--- Start ---
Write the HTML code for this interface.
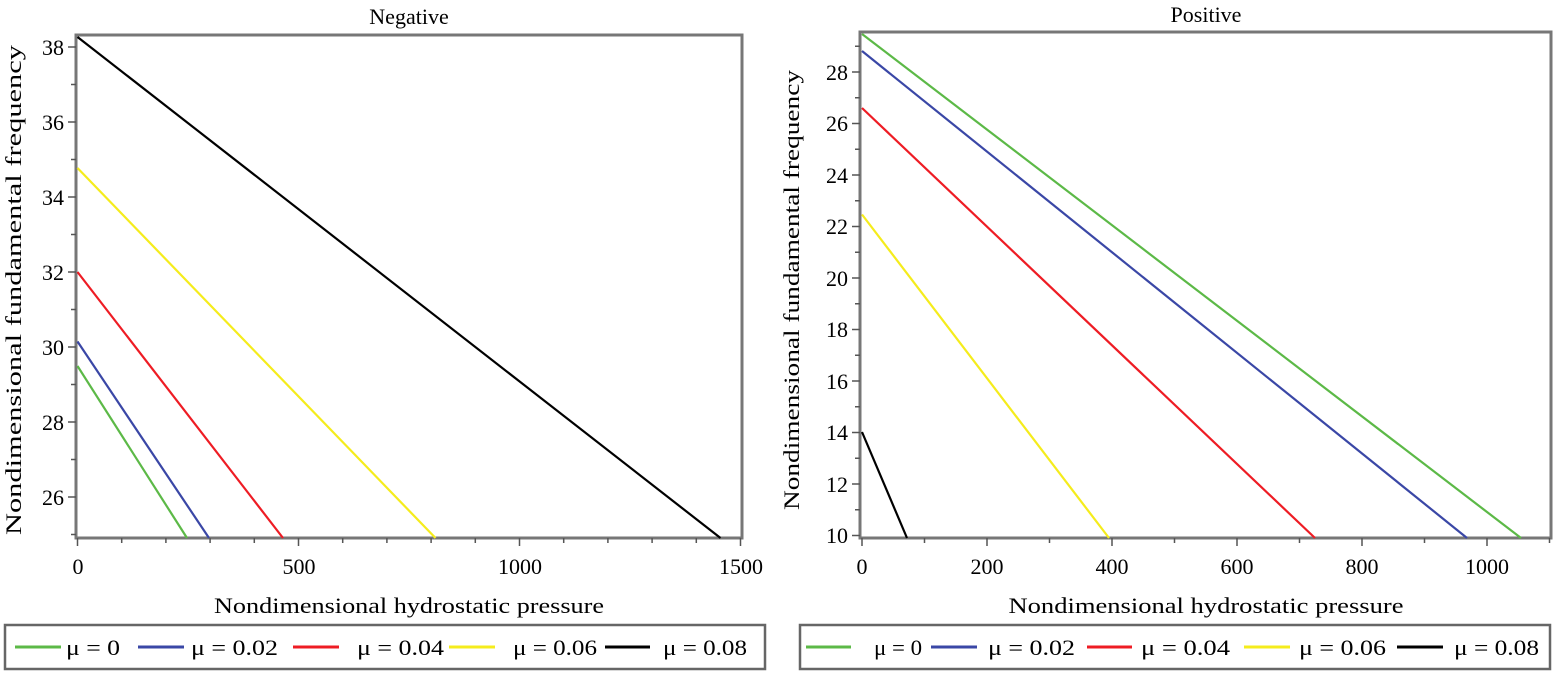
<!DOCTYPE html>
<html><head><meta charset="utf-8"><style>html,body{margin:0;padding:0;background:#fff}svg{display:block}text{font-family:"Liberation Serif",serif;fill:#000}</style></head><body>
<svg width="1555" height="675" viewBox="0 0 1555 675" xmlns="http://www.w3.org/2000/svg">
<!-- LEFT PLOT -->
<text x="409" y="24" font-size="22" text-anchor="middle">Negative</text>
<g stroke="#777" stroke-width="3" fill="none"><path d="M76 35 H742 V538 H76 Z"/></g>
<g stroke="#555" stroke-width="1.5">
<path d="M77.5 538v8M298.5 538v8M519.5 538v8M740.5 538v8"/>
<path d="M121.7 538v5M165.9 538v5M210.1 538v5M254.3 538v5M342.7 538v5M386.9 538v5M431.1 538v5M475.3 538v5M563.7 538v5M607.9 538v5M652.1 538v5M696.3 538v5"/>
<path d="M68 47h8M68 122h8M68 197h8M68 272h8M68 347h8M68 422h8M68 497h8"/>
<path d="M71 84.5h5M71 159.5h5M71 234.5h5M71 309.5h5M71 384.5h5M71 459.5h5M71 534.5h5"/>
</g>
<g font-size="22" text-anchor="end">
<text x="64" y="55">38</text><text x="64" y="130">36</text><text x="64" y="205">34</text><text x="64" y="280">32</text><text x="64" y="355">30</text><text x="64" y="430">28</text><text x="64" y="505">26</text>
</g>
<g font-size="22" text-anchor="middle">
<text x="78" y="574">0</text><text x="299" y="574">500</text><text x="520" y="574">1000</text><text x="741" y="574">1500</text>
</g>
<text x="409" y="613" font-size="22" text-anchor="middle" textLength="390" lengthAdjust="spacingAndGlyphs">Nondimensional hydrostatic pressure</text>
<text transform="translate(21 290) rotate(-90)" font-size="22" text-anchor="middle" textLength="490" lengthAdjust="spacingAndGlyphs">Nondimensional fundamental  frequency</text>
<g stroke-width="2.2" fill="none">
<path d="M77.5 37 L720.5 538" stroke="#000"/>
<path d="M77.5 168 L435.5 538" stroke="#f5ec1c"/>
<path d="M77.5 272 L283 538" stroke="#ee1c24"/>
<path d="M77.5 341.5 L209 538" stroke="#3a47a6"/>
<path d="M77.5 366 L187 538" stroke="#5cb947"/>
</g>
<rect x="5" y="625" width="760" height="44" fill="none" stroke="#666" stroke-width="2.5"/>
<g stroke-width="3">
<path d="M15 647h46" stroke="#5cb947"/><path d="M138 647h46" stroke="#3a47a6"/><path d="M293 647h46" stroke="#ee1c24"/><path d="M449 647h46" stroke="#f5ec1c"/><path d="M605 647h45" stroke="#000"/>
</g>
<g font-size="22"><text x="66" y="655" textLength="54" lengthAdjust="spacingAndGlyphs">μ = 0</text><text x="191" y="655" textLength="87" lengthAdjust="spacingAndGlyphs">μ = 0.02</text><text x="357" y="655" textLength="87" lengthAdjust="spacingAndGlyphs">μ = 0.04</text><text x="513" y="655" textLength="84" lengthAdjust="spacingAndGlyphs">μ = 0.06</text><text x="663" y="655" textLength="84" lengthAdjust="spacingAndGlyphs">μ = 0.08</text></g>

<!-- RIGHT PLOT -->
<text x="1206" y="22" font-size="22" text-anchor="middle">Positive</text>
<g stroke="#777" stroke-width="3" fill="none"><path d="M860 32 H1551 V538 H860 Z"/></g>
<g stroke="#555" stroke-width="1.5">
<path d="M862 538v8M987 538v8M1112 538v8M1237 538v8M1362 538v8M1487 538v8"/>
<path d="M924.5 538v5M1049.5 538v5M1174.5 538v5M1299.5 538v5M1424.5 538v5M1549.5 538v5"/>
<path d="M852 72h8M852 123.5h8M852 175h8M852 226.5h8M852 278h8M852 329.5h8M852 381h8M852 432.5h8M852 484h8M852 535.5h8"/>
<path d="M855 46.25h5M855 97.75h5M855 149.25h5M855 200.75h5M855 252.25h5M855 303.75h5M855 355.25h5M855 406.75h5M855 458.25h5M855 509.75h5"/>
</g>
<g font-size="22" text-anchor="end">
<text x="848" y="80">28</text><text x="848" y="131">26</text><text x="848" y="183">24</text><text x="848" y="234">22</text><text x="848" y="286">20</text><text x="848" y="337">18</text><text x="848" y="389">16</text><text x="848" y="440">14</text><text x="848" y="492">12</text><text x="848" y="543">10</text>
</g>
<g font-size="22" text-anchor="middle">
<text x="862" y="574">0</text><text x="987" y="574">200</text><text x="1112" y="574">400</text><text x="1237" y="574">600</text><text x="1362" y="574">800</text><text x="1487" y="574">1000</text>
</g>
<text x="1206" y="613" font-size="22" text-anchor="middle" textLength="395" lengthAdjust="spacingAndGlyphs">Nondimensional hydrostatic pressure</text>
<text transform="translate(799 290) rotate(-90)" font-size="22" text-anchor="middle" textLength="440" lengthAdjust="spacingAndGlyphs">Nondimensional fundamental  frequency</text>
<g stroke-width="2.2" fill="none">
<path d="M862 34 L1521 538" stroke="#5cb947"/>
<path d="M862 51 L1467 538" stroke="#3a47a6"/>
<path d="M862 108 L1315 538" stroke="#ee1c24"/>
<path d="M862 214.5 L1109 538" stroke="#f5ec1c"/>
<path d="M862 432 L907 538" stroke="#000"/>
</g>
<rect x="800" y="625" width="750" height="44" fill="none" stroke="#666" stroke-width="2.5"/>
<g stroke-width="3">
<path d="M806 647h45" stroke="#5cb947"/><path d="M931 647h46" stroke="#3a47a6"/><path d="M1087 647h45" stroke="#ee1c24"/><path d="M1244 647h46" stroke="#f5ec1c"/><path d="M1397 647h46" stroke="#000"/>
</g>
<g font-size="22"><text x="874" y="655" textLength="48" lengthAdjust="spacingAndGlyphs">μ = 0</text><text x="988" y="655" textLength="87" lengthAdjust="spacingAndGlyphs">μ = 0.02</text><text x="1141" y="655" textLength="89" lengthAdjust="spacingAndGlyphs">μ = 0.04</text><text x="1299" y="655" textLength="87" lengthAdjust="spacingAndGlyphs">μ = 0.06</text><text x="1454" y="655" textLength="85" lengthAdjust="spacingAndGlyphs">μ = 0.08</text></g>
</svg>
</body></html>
--- End ---
EXERCISE PROMPT:
Go through the data above and transcribe it in full, omitting any image.

SOLUTION TO THIS EXERCISE:
Write the HTML code for this interface.
<!DOCTYPE html>
<html><head><meta charset="utf-8"><style>html,body{margin:0;padding:0;background:#fff}svg{display:block}text{font-family:"Liberation Serif",serif;fill:#000}</style></head><body>
<svg width="1555" height="675" viewBox="0 0 1555 675" xmlns="http://www.w3.org/2000/svg">
<!-- LEFT PLOT -->
<text x="409" y="24" font-size="22" text-anchor="middle">Negative</text>
<g stroke="#777" stroke-width="3" fill="none"><path d="M76 35 H742 V538 H76 Z"/></g>
<g stroke="#555" stroke-width="1.5">
<path d="M77.5 538v8M298.5 538v8M519.5 538v8M740.5 538v8"/>
<path d="M121.7 538v5M165.9 538v5M210.1 538v5M254.3 538v5M342.7 538v5M386.9 538v5M431.1 538v5M475.3 538v5M563.7 538v5M607.9 538v5M652.1 538v5M696.3 538v5"/>
<path d="M68 47h8M68 122h8M68 197h8M68 272h8M68 347h8M68 422h8M68 497h8"/>
<path d="M71 84.5h5M71 159.5h5M71 234.5h5M71 309.5h5M71 384.5h5M71 459.5h5M71 534.5h5"/>
</g>
<g font-size="22" text-anchor="end">
<text x="64" y="55">38</text><text x="64" y="130">36</text><text x="64" y="205">34</text><text x="64" y="280">32</text><text x="64" y="355">30</text><text x="64" y="430">28</text><text x="64" y="505">26</text>
</g>
<g font-size="22" text-anchor="middle">
<text x="78" y="574">0</text><text x="299" y="574">500</text><text x="520" y="574">1000</text><text x="741" y="574">1500</text>
</g>
<text x="409" y="613" font-size="22" text-anchor="middle" textLength="390" lengthAdjust="spacingAndGlyphs">Nondimensional hydrostatic pressure</text>
<text transform="translate(21 290) rotate(-90)" font-size="22" text-anchor="middle" textLength="490" lengthAdjust="spacingAndGlyphs">Nondimensional fundamental  frequency</text>
<g stroke-width="2.2" fill="none">
<path d="M77.5 37 L720.5 538" stroke="#000"/>
<path d="M77.5 168 L435.5 538" stroke="#f5ec1c"/>
<path d="M77.5 272 L283 538" stroke="#ee1c24"/>
<path d="M77.5 341.5 L209 538" stroke="#3a47a6"/>
<path d="M77.5 366 L187 538" stroke="#5cb947"/>
</g>
<rect x="5" y="625" width="760" height="44" fill="none" stroke="#666" stroke-width="2.5"/>
<g stroke-width="3">
<path d="M15 647h46" stroke="#5cb947"/><path d="M138 647h46" stroke="#3a47a6"/><path d="M293 647h46" stroke="#ee1c24"/><path d="M449 647h46" stroke="#f5ec1c"/><path d="M605 647h45" stroke="#000"/>
</g>
<g font-size="22"><text x="66" y="655" textLength="54" lengthAdjust="spacingAndGlyphs">μ = 0</text><text x="191" y="655" textLength="87" lengthAdjust="spacingAndGlyphs">μ = 0.02</text><text x="357" y="655" textLength="87" lengthAdjust="spacingAndGlyphs">μ = 0.04</text><text x="513" y="655" textLength="84" lengthAdjust="spacingAndGlyphs">μ = 0.06</text><text x="663" y="655" textLength="84" lengthAdjust="spacingAndGlyphs">μ = 0.08</text></g>

<!-- RIGHT PLOT -->
<text x="1206" y="22" font-size="22" text-anchor="middle">Positive</text>
<g stroke="#777" stroke-width="3" fill="none"><path d="M860 32 H1551 V538 H860 Z"/></g>
<g stroke="#555" stroke-width="1.5">
<path d="M862 538v8M987 538v8M1112 538v8M1237 538v8M1362 538v8M1487 538v8"/>
<path d="M924.5 538v5M1049.5 538v5M1174.5 538v5M1299.5 538v5M1424.5 538v5M1549.5 538v5"/>
<path d="M852 72h8M852 123.5h8M852 175h8M852 226.5h8M852 278h8M852 329.5h8M852 381h8M852 432.5h8M852 484h8M852 535.5h8"/>
<path d="M855 46.25h5M855 97.75h5M855 149.25h5M855 200.75h5M855 252.25h5M855 303.75h5M855 355.25h5M855 406.75h5M855 458.25h5M855 509.75h5"/>
</g>
<g font-size="22" text-anchor="end">
<text x="848" y="80">28</text><text x="848" y="131">26</text><text x="848" y="183">24</text><text x="848" y="234">22</text><text x="848" y="286">20</text><text x="848" y="337">18</text><text x="848" y="389">16</text><text x="848" y="440">14</text><text x="848" y="492">12</text><text x="848" y="543">10</text>
</g>
<g font-size="22" text-anchor="middle">
<text x="862" y="574">0</text><text x="987" y="574">200</text><text x="1112" y="574">400</text><text x="1237" y="574">600</text><text x="1362" y="574">800</text><text x="1487" y="574">1000</text>
</g>
<text x="1206" y="613" font-size="22" text-anchor="middle" textLength="395" lengthAdjust="spacingAndGlyphs">Nondimensional hydrostatic pressure</text>
<text transform="translate(799 290) rotate(-90)" font-size="22" text-anchor="middle" textLength="440" lengthAdjust="spacingAndGlyphs">Nondimensional fundamental  frequency</text>
<g stroke-width="2.2" fill="none">
<path d="M862 34 L1521 538" stroke="#5cb947"/>
<path d="M862 51 L1467 538" stroke="#3a47a6"/>
<path d="M862 108 L1315 538" stroke="#ee1c24"/>
<path d="M862 214.5 L1109 538" stroke="#f5ec1c"/>
<path d="M862 432 L907 538" stroke="#000"/>
</g>
<rect x="800" y="625" width="750" height="44" fill="none" stroke="#666" stroke-width="2.5"/>
<g stroke-width="3">
<path d="M806 647h45" stroke="#5cb947"/><path d="M931 647h46" stroke="#3a47a6"/><path d="M1087 647h45" stroke="#ee1c24"/><path d="M1244 647h46" stroke="#f5ec1c"/><path d="M1397 647h46" stroke="#000"/>
</g>
<g font-size="22"><text x="874" y="655" textLength="48" lengthAdjust="spacingAndGlyphs">μ = 0</text><text x="988" y="655" textLength="87" lengthAdjust="spacingAndGlyphs">μ = 0.02</text><text x="1141" y="655" textLength="89" lengthAdjust="spacingAndGlyphs">μ = 0.04</text><text x="1299" y="655" textLength="87" lengthAdjust="spacingAndGlyphs">μ = 0.06</text><text x="1454" y="655" textLength="85" lengthAdjust="spacingAndGlyphs">μ = 0.08</text></g>
</svg>
</body></html>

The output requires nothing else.